Pyan Gaun, also spelled as Pyangaun, is a settlement that is part of the Chapagaun village development committee in the Lalitpur district of Nepal. It is located 14 km south of Kathmandu. The settlement is renowned for its exceptional craftsmanship in bamboo, particularly in the production of buckets used for measurement.

== Etymology ==
Referred to as Sitapur in ancient times, Pyangaun is a centuries-old crafting village. The settlement's name comes from its distinctive production of bamboo buckets, known as pyang in Nepali. These buckets became regional standard measurements in units called Maana and Pathi. In the past, the village held a monopoly on these buckets in the Kathmandu valley.

== Legend ==
The original inhabitants are believed to be the descendants of Yatsya Malla from Bhaktapur (not to be confused with King Yakshya Malla of the Kathmandu Valley). When the son went to the king to claim his and his mother's rights, the king advised them to work and provided them with a place to stay. The son focused on bamboo crafting, particularly in making measuring instruments for grains. This craft became his profession, and he searched for raw bamboo around the palace.

== Bamboo craft ==
To bring quality bamboos to the village for crafting, workers used to cross the Bagmati river to reach the trail of Chure in the Makwanpur district in the south.

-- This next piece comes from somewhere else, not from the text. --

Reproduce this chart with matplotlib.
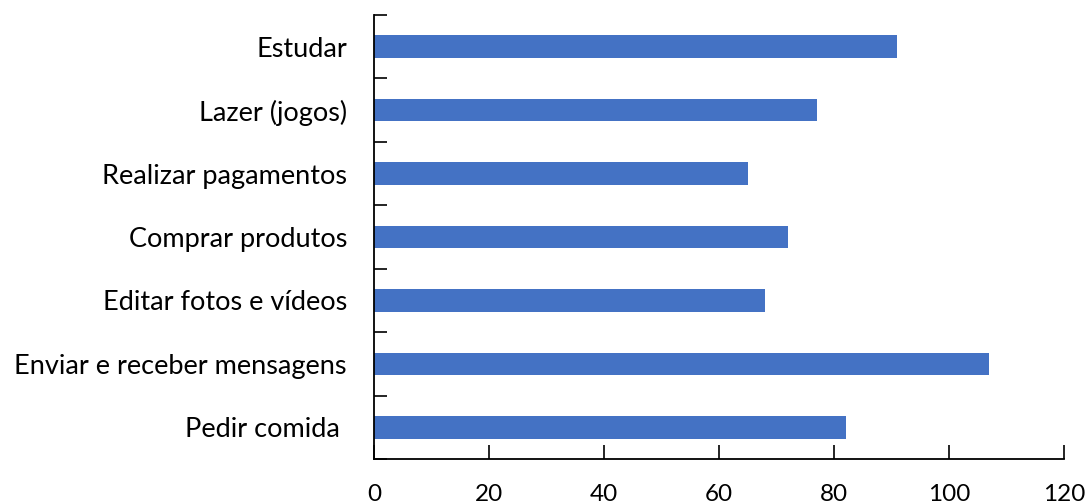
import matplotlib
matplotlib.use("Agg")
import matplotlib.pyplot as plt
import numpy as np

categories = [
    "Estudar",
    "Lazer (jogos)",
    "Realizar pagamentos",
    "Comprar produtos",
    "Editar fotos e vídeos",
    "Enviar e receber mensagens",
    "Pedir comida ",
]
values = [91, 77, 65, 72, 68, 107, 82]
x_ticks = [0, 20, 40, 60, 80, 100, 120]

plt.rcParams["font.family"] = ["Lato", "DejaVu Sans"]

fig = plt.figure(figsize=(10.91, 5.04), dpi=100)
ax = fig.add_axes([0.3428, 0.0893, 0.9753 - 0.3428, 0.9702 - 0.0893])

n = len(categories)
ypos = np.arange(n)[::-1]
ax.barh(ypos, values, height=0.355, color="#4472C4", zorder=2)

ax.set_xlim(0, 120)
ax.set_ylim(-0.5, n - 0.5)

ax.set_xticks(x_ticks)
ax.set_xticklabels([str(t) for t in x_ticks], fontsize=17.5)
ax.tick_params(axis="x", direction="in", length=10, width=1.2, pad=18, colors="black")

ax.set_yticks(ypos)
ax.set_yticklabels(categories, fontsize=19.5)
ax.tick_params(axis="y", which="major", length=0, pad=19.5)
ax.set_yticks(np.arange(-0.5, n, 1.0), minor=True)
ax.tick_params(axis="y", which="minor", direction="in", length=9, width=1.2)

for side in ("top", "right"):
    ax.spines[side].set_visible(False)
for side in ("left", "bottom"):
    ax.spines[side].set_linewidth(1.3)
    ax.spines[side].set_color("black")

fig.savefig("out.png", dpi=100)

In order to prepare buckets of different sizes, they first cut the bamboo into pieces and used fire to flatten it into a mold. The local Shyam Sundar Maharjan quotes,“There was an adventure in collecting the aged bamboos. The wider the width and the older the age (of the bamboo), the bigger the size of the bucket and the greater its life. The demand for bamboo buckets declined with the advent of plastic and chemical products, so it is useless to go for such a long trekking nowadays. I am still making weighing measures using the bamboo available nearby, but these products are not as strong as they used to be”Bamboo boxes have long been replaced by standard metal products in urban areas, but were used in rural areas until the 1990s.

== Festivals ==
The major festivals celebrated in Pyan Gaun are Indra Jatra, Nasa Dyo Puja, Mul Jatra during Chaitra Purnima and Gai Jatra.

The main festival of Pyan Gaun is Indra Jatra, when the people of Pyangaun perform a form of dance known as Kug pyakha. The dance used to be taken to Kathmandu to show to the King at Hanuman Dhokha. The festival lasts for four days.